Bank Of Ireland Hybrid Working: Bonuses, Pay Rises and Discipline Tied to Office Attendance

Bank of Ireland hybrid working has shifted from a flexibility policy into a measurable test of compliance, with staff warned that missing the minimum office requirement could affect bonuses, pay rises and even trigger disciplinary action. The move puts the bank’s own definition of “market-leading” flexibility under pressure, because the same policy is now being enforced through attendance tracking and performance ratings.
What is changing in Bank of Ireland hybrid working?
Verified fact: Most employees are required to attend the office at least two days a week, or eight days a month, under a hybrid policy introduced last year. Staff were told that from June, swipe-in data will be visible and reported monthly to line managers, showing the number of days each employee attends a Bank of Ireland office or hub.
The bank’s chief people officer, Matt Elliott, said not enough staff are meeting the minimum requirements. He added that attendance records will now be taken into account in employee performance assessments. If a colleague is not meeting the minimum in-person requirement, they will receive a full year rating of “inconsistent, ” unless a line manager decides there is good reason.
Informed analysis: The significance is not just administrative. By tying attendance to formal rating outcomes, the bank is turning office presence into a performance metric. That means Bank of Ireland hybrid working is no longer only about where staff work; it is also about how the organisation judges them.
Why are bonuses and pay rises now part of the policy?
Elliott told staff that performance rating affects any bonus the group may award, as well as future pay increases. He also said failure to meet the attendance requirement can lead to disciplinary proceedings, “as it would for any matter of non-compliance. ” The message is clear: the policy is not only about visibility in the office, but also about consequences attached to pay and job standing.
Verified fact: The bank said its approach includes a network of remote working hubs and designated offices, and that it continues to allow flexibility where this is justified. Elliott described the model as “market-leading” and said the bank is “to the forefront” of companies blending in-person collaboration with remote working flexibility.
Informed analysis: The tension lies in the contrast between the language of flexibility and the mechanics of enforcement. A policy framed as modern and balanced is now being reinforced through monitoring, rating, and disciplinary risk. For staff, the practical question is not whether hybrid work exists, but whether it remains genuinely negotiable.
How is the bank enforcing attendance more tightly?

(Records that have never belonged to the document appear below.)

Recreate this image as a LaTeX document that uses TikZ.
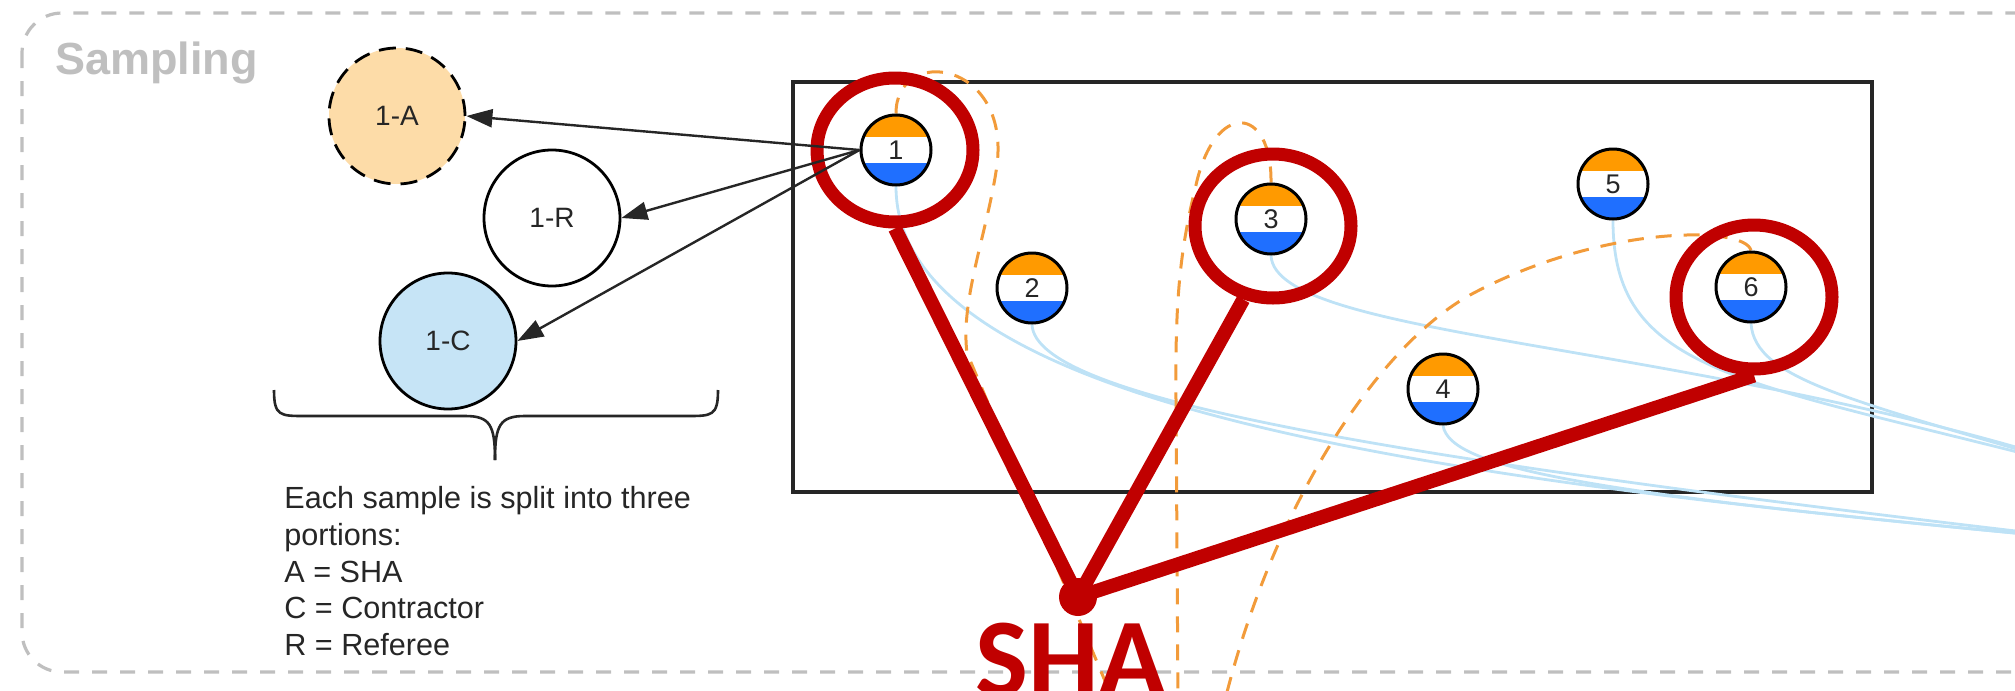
\documentclass[tikz,border=0pt]{standalone}
\usepackage{fontspec}
\setmainfont{Liberation Sans}
\newfontfamily\labfont{Carlito}
\usetikzlibrary{arrows.meta,shapes.geometric,backgrounds}

\definecolor{lanegray}{HTML}{BFBFBF}
\definecolor{portA}{HTML}{FDDCA8}
\definecolor{portC}{HTML}{C6E4F6}
\definecolor{bandorange}{HTML}{FF9A00}
\definecolor{bandblue}{HTML}{1F6FFF}
\definecolor{shared}{HTML}{C00000}
\definecolor{trackblue}{HTML}{BEE2F6}
\definecolor{trackorange}{HTML}{F29B3A}
\definecolor{ink}{HTML}{262626}

\begin{document}
\begin{tikzpicture}[x=0.5pt,y=-0.5pt,
  sample/.style={circle,draw=black,line width=1.5pt,fill=white,minimum size=35pt,inner sep=0pt,
    text=ink,font=\fontsize{13.5}{13.5}\selectfont,
    path picture={
      \fill[bandorange] (path picture bounding box.north west) rectangle ([yshift=-11pt]path picture bounding box.north east);
      \fill[bandblue] (path picture bounding box.south west) rectangle ([yshift=11pt]path picture bounding box.south east);}},
  portion/.style={circle,draw=black,line width=1.4pt,minimum size=68pt,inner sep=0pt,
    text=ink,font=\fontsize{14}{14}\selectfont},
  ring/.style={ellipse,draw=shared,line width=6.5pt,minimum width=78pt,minimum height=72pt,inner sep=0pt},
  track/.style={trackblue,line width=1.4pt},
  link/.style={trackorange,line width=1.5pt,dash pattern=on 8pt off 6pt},
  split/.style={-{Triangle[length=13pt,width=9pt]},line width=1.2pt,ink}]

\useasboundingbox (0,0) rectangle (2015,691);

% samples on the plot
\node[sample] (s1) at (896,150) {1};
\node[sample] (s2) at (1032,288) {2};
\node[sample] (s3) at (1271,219) {3};
\node[sample] (s4) at (1443,389) {4};
\node[sample] (s5) at (1613,184) {5};
\node[sample] (s6) at (1751,287) {6};

\coordinate (outC1) at (2110,542);
\coordinate (outC2) at (2110,476);
\coordinate (outA1) at (1113,700);
\coordinate (outA3) at (1178,700);
\coordinate (outA6) at (1225,700);

\begin{pgfonlayer}{background}
\draw[lanegray,line width=1.6pt,dash pattern=on 7.5pt off 6.5pt,rounded corners=20pt] (22,13) rectangle (2200,672);
\draw[ink,line width=1.6pt] (793,82) rectangle (1872,492);

% contractor portions
\draw[track] (s1.south) .. controls (896,420) and (1500,485) .. (outC1);
\draw[track] (s2.south) .. controls (1035,400) and (1400,460) .. (outC1);
\draw[track] (s4.south) .. controls (1450,470) and (1600,495) .. (outC1);
\draw[track] (s3.south) .. controls (1275,340) and (1700,340) .. (outC2);
\draw[track] (s5.south) .. controls (1613,380) and (1750,380) .. (outC2);
\draw[track] (s6.south) .. controls (1755,380) and (1850,400) .. (outC2);

% SHA portions
\draw[link] (s1.north) .. controls (896,45) and (1010,60) .. (997,165)
  .. controls (988,230) and (960,300) .. (967,353) -- (outA1);
\draw[link] (s3.north) .. controls (1272,105) and (1215,100) .. (1196,185)
  .. controls (1180,250) and (1175,300) .. (1176,400) -- (outA3);
\draw[link] (s6.north) .. controls (1745,225) and (1600,225) .. (1470,295)
  .. controls (1380,345) and (1275,500) .. (outA6);
\end{pgfonlayer}

\node[lanegray,font=\bfseries\fontsize{22.5}{22.5}\selectfont,anchor=base west,inner sep=0pt] (lane) at (55,74) {Sampling};

% split samples
\node[ring] (r1) at (895,150) {};
\node[ring] (r3) at (1273,226) {};
\node[ring] (r6) at (1754,297) {};
\node[circle,fill=shared,minimum size=19pt,inner sep=0pt] (hub) at (1078,597) {};
\draw[shared,line width=7pt] (r1.south) -- (hub.center);
\draw[shared,line width=7pt] (r3.248) -- (hub.center);
\draw[shared,line width=7pt] (r6.south) -- (hub.center);
\node[shared,font=\labfont\bfseries\fontsize{56}{56}\selectfont,anchor=base,inner sep=0pt] (sha) at (1071,696) {SHA};

% the three portions
\node[portion,fill=portA,dash pattern=on 8.5pt off 5pt] (pa) at (397,116) {1-A};
\node[portion,fill=white] (pr) at (552,218) {1-R};
\node[portion,fill=portC] (pc) at (448,341) {1-C};
\draw[split] (s1.west) -- (pa.east);
\draw[split] (s1.west) -- (pr.east);
\draw[split] (s1.west) -- (pc.east);

\draw[ink,line width=1.3pt] (274,390) .. controls (274,416) and (280,416) .. (305,416) -- (465,416)
  .. controls (490,416) and (495,425) .. (495,460);
\draw[ink,line width=1.3pt] (718,390) .. controls (718,416) and (712,416) .. (687,416) -- (525,416)
  .. controls (500,416) and (495,425) .. (495,460);

\node[anchor=north west,align=left,inner sep=0pt,text=ink,font=\fontsize{15.3}{18.4}\selectfont] (key) at (284,486)
  {Each sample is split into three\\portions:\\A = SHA\\C = Contractor\\R = Referee};
\end{tikzpicture}
\end{document}
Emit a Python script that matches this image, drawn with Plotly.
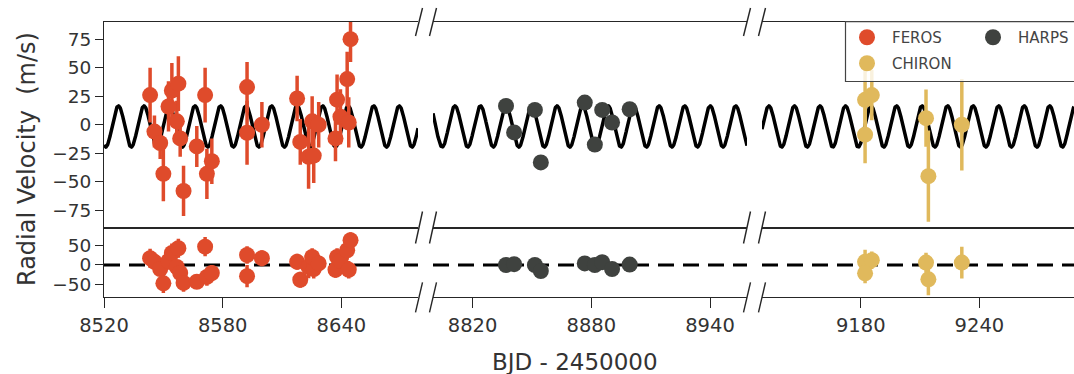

Bank of Ireland said monthly swipe-in data will be shared with line managers. That means individual attendance patterns will no longer sit quietly in a system; they will be reviewed as part of routine management oversight. The bank also linked the tougher stance to a meeting of its Group Executive Committee, led by CEO Myles O’Grady and made up of heads of all areas of the organisation.
Verified fact: The bank said the tougher approach follows the introduction of the new hybrid rules six months earlier. It also said colleagues who meet the requirement have a more positive experience and higher engagement, and that “achieving consistency is essential. ”
Informed analysis: That framing suggests the bank sees attendance as a culture issue, not merely a scheduling issue. But once digital swipe data is elevated into performance management, the policy takes on a more coercive character. The line between management oversight and employee surveillance becomes a central point of dispute.
Who is challenging the policy and on what grounds?
The Financial Services Union strongly opposed the bank’s intention to link individual swipe data to performance ratings and disciplinaries. The union said this marked a serious departure from commitments previously given by the bank, including that it would not monitor individual digital swipes.
The union said it has data protection concerns about the collection, processing and use of individual swipe-in data for performance management and disciplinary purposes. It said it would raise the matter with the Data Protection Commission and the bank as a matter of urgency. John O’Connell, general secretary of the union, said the bank had been given every opportunity to hold meaningful negotiations over changes the union said were made unilaterally.
Verified fact: The union also referred the bank to the Workplace Relations Commission over the changes last August, after the new hybrid policy was announced last year.
Informed analysis: The conflict is no longer just about how many days staff spend in an office. It now concerns who controls the data, how that data is used, and whether attendance rules can be turned into a disciplinary tool without meaningful negotiation.
The bank’s position is that consistency, engagement and flexibility can coexist. The union’s position is that the enforcement model crosses a line. Taken together, the dispute shows that Bank of Ireland hybrid working has become a test case for how far employers can go in monitoring office attendance before flexibility becomes compliance by another name. The demand now is for transparency on how attendance data is used, how decisions are made, and whether the policy is being applied in a way that staff were ever truly able to accept.